-- Begin Extracted data --

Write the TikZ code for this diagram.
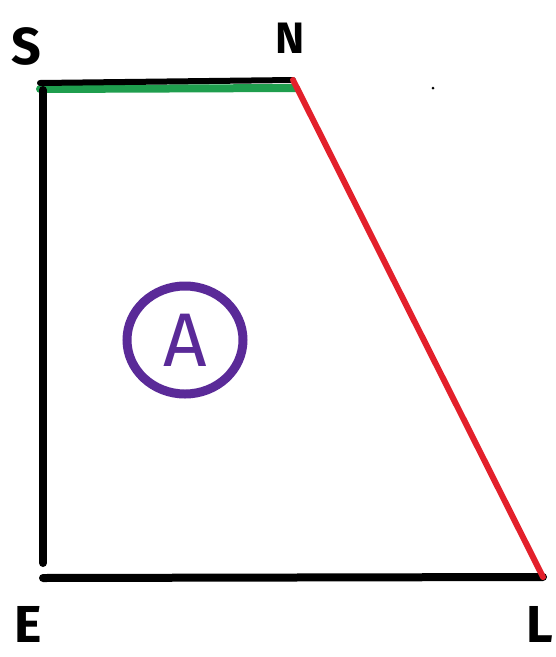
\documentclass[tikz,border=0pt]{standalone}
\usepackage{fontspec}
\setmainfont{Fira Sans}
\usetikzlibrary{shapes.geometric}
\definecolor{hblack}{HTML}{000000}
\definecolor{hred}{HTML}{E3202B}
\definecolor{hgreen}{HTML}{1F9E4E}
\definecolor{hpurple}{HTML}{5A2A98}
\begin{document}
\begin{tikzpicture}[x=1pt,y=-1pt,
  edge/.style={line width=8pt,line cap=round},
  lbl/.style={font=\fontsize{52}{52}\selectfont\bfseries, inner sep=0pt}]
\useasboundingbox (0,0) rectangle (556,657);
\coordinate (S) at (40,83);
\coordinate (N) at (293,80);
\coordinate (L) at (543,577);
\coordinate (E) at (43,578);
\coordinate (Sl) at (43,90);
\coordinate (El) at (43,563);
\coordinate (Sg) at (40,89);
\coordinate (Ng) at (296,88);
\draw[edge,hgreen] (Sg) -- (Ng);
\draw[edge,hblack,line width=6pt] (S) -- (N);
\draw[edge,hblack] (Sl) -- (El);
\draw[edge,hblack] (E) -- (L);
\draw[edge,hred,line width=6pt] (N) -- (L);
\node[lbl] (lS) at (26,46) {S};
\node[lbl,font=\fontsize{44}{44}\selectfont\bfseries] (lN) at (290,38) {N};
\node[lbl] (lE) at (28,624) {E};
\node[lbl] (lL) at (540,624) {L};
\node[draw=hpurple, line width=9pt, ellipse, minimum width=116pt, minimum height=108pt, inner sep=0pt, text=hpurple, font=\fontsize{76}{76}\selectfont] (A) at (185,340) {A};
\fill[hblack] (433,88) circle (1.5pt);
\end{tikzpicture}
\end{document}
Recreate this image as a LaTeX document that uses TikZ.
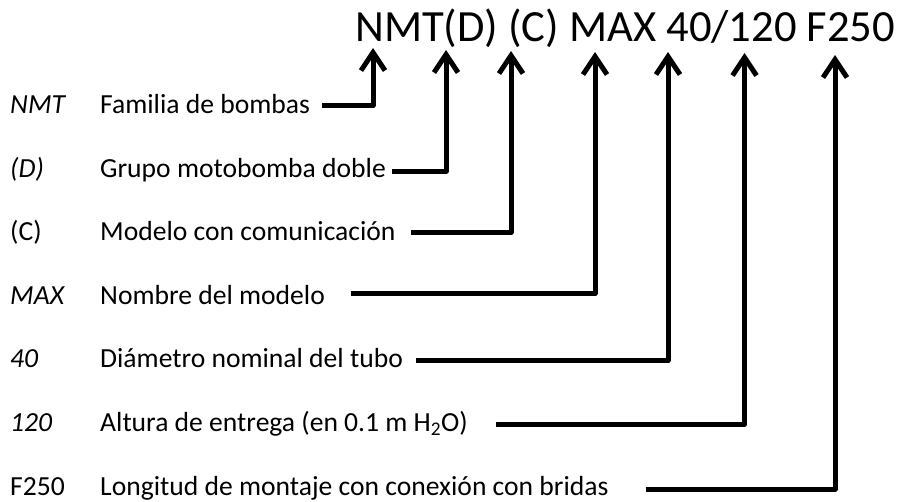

-- End Extracted data --

== Required task ==
Quote each record exactly as it stands, minus the pictures.

== Output of the task ==
Write the TikZ code for this diagram.
\documentclass[tikz,border=0pt]{standalone}
\usepackage{fontspec}
\setmainfont{Fira Sans}
\usetikzlibrary{shapes.geometric}
\definecolor{hblack}{HTML}{000000}
\definecolor{hred}{HTML}{E3202B}
\definecolor{hgreen}{HTML}{1F9E4E}
\definecolor{hpurple}{HTML}{5A2A98}
\begin{document}
\begin{tikzpicture}[x=1pt,y=-1pt,
  edge/.style={line width=8pt,line cap=round},
  lbl/.style={font=\fontsize{52}{52}\selectfont\bfseries, inner sep=0pt}]
\useasboundingbox (0,0) rectangle (556,657);
\coordinate (S) at (40,83);
\coordinate (N) at (293,80);
\coordinate (L) at (543,577);
\coordinate (E) at (43,578);
\coordinate (Sl) at (43,90);
\coordinate (El) at (43,563);
\coordinate (Sg) at (40,89);
\coordinate (Ng) at (296,88);
\draw[edge,hgreen] (Sg) -- (Ng);
\draw[edge,hblack,line width=6pt] (S) -- (N);
\draw[edge,hblack] (Sl) -- (El);
\draw[edge,hblack] (E) -- (L);
\draw[edge,hred,line width=6pt] (N) -- (L);
\node[lbl] (lS) at (26,46) {S};
\node[lbl,font=\fontsize{44}{44}\selectfont\bfseries] (lN) at (290,38) {N};
\node[lbl] (lE) at (28,624) {E};
\node[lbl] (lL) at (540,624) {L};
\node[draw=hpurple, line width=9pt, ellipse, minimum width=116pt, minimum height=108pt, inner sep=0pt, text=hpurple, font=\fontsize{76}{76}\selectfont] (A) at (185,340) {A};
\fill[hblack] (433,88) circle (1.5pt);
\end{tikzpicture}
\end{document}
Recreate this image as a LaTeX document that uses TikZ.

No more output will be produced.